As this conflation of productivity with self-worth myth has infiltrated the popular imagination, is it any wonder that so many people feel guilty or ashamed when they cannot work?
It honestly breaks my heart when I hear people with a disability or a mental health problem feeling embarrassed or believing that they are useless because they cannot work. A person is so much more than their ability to go to work and do a job.
More needs to be done to support people with disabilities, both working and non-working people
Of course work is a vital source of self-esteem for many people (as it is for me), but nobody should ever be shamed for not being able to work. The social support system need to be dramatically overhauled and made safe for people with disabilities; universal credit is absolutely not fit for purpose.
Much more needs to be done to support people with disabilities in the workplace, just as much more needs to be done to stop the shaming of people who cannot work. I believe that pushing against ableist attitudes and policies is the way forward.

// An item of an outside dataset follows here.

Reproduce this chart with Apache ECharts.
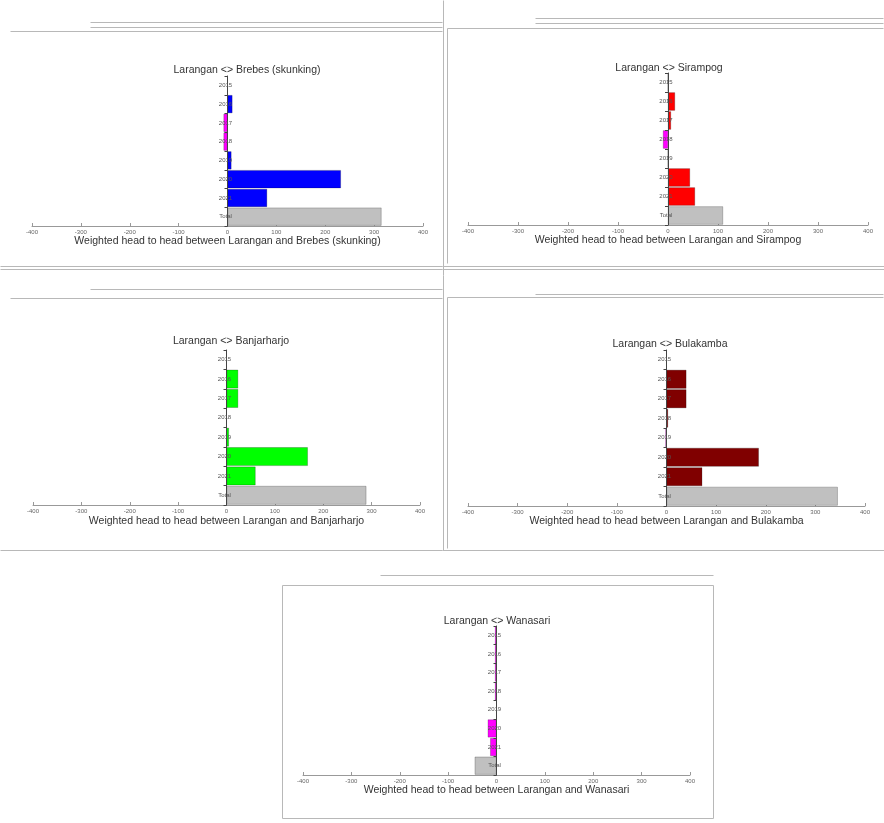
<!DOCTYPE html>
<html>
<head>
<meta charset="utf-8">
<script src="https://cdn.jsdelivr.net/npm/echarts@6/dist/echarts.min.js"></script>
<style>
  html, body { margin: 0; padding: 0; background: #fff; }
  #chart { width: 884px; height: 823px; }
</style>
</head>
<body>
<div id="chart"></div>
<script>
// ---- data ----
const categories = ['2015', '2016', '2017', '2018', '2019', '2020', '2021', 'Total'];
const opponents = ['Brebes (skunking)', 'Sirampog', 'Banjarharjo', 'Bulakamba', 'Wanasari'];
const brebesValues = [0, 10, -8, -8, 8, 232, 81, 315];
const sirampogValues = [0, 14, 6, -10, 0, 44, 54, 110];
const banjarharjoValues = [0, 24, 24, 0, 5, 168, 60, 289];
const bulakambaValues = [0, 40, 40, 3, -2, 186, 72, 345];
const wanasariValues = [-3, -3, -3, -3, 0, -18, -13, -45];
const axisTicks = [-400, -300, -200, -100, 0, 100, 200, 300, 400];

// ---- styling / layout ----
const seriesValues = [brebesValues, sirampogValues, banjarharjoValues, bulakambaValues, wanasariValues];
const winColors = ['#0000ff', '#ff0000', '#00ff00', '#800000', '#ff00ff'];
const loseColor = '#ff00ff';
const totalColor = '#c0c0c0';

const panels = [
  { left: 32,  top: 76,  width: 391, height: 150, titleX: 247, titleY: 70,  nameGap: 8 },
  { left: 468, top: 73,  width: 400, height: 152, titleX: 669, titleY: 68,  nameGap: 7 },
  { left: 33,  top: 350, width: 387, height: 155, titleX: 231, titleY: 341, nameGap: 11 },
  { left: 468, top: 350, width: 397, height: 156, titleX: 670, titleY: 344, nameGap: 9 },
  { left: 303, top: 626, width: 387, height: 149, titleX: 497, titleY: 621, nameGap: 8 }
];

const FONT = '"Liberation Sans", Arial, sans-serif';

const grids = [], xAxes = [], yAxes = [], series = [], texts = [];
panels.forEach((p, i) => {
  grids.push({ left: p.left, top: p.top, width: p.width, height: p.height, containLabel: false });
  xAxes.push({
    gridIndex: i, type: 'value',
    min: axisTicks[0], max: axisTicks[axisTicks.length - 1],
    interval: axisTicks[1] - axisTicks[0],
    name: 'Weighted head to head between Larangan and ' + opponents[i],
    nameLocation: 'middle', nameGap: p.nameGap,
    nameTextStyle: { fontSize: 10.5, color: '#333', fontFamily: FONT },
    axisLine: { show: true, lineStyle: { color: '#999', width: 1 } },
    axisTick: { show: true, length: 3, inside: true, lineStyle: { color: '#999' } },
    axisLabel: { fontSize: 6, color: '#666', margin: 3, fontFamily: FONT },
    splitLine: { show: false }
  });
  yAxes.push({
    gridIndex: i, type: 'category', inverse: true, data: categories,
    position: 'left',
    offset: -(p.width / 2),
    axisLine: { show: true, onZero: false, lineStyle: { color: '#444', width: 1 } },
    axisTick: { show: true, length: 3, lineStyle: { color: '#444' } },
    axisLabel: { fontSize: 6, color: '#555', margin: 2, align: 'center', fontFamily: FONT },
    splitLine: { show: false },
    z: 5
  });
  const vals = seriesValues[i];
  series.push({
    type: 'bar', xAxisIndex: i, yAxisIndex: i,
    barCategoryGap: '4%',
    data: vals.map((v, k) => ({
      value: v,
      itemStyle: {
        color: k === vals.length - 1 ? totalColor : (v >= 0 ? winColors[i] : loseColor),
        borderColor: 'rgba(0,0,0,0.45)', borderWidth: 0.5
      }
    })),
    silent: true, animation: false
  });
  texts.push({
    type: 'text', x: p.titleX, y: p.titleY,
    style: { text: 'Larangan <> ' + opponents[i], fill: '#333', font: '10.5px ' + FONT, align: 'center', verticalAlign: 'middle' }
  });
});

// window frames (decorative)
const frameStroke = { stroke: '#b8b8b8', lineWidth: 1, fill: null };
const lines = [
  [443, 0, 443, 550], [0, 266, 884, 266], [0, 269, 884, 269], [0, 550, 884, 550],
  [90, 22, 442, 22], [90, 27, 442, 27], [10, 31, 442, 31],
  [535, 18, 883, 18], [535, 23, 883, 23], [447, 28, 883, 28], [447, 28, 447, 263],
  [90, 289, 442, 289], [10, 298, 442, 298],
  [535, 294, 883, 294], [447, 297, 883, 297], [447, 297, 447, 548],
  [380, 575, 713, 575], [282, 585, 713, 585], [282, 585, 282, 818], [713, 585, 713, 818], [282, 818, 713, 818]
];
lines.forEach(l => texts.push({ type: 'line', shape: { x1: l[0] + 0.5, y1: l[1] + 0.5, x2: l[2] + 0.5, y2: l[3] + 0.5 }, style: frameStroke, silent: true }));

const chart = echarts.init(document.getElementById('chart'), null, { renderer: 'canvas' });
chart.setOption({
  animation: false,
  backgroundColor: '#ffffff',
  grid: grids, xAxis: xAxes, yAxis: yAxes, series: series,
  graphic: texts
});
</script>
</body>
</html>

Employers need to actively work towards recruiting disabled people for the benefit for their workforce and then make sure they are flexible, creative and open-minded enough to work with an individual's disability and not against it. Adapting and embracing someone's disability will benefit every person in the workplace and the workplace as a whole, not just the person with the disability. One size doesn't, and shouldn't, fit all in the workplace. Hours, locations, modes of working, technology, working relationships, management systems all need to become much more pliable.
Have you ever noticed that the 'higher up' someone is in a company, the more flexibility they have over their working hours, days and conditions? If this doesn't filter down when an employer presents itself as fair, then this is hypocrisy.
Furthermore, there needs to be a drastic rethink of what productivity means, why it is held up as a pinnacle of goodness in society and why someone why a person's worth does not equal their productivity. A person ought to be judged on their character, not by their so-called productivity.
I wonder how you feel about this topic? No matter what, please know that your worth as a person is not defined by how many hours of work you do, emails you send, boxes you pack, your salary or your job title.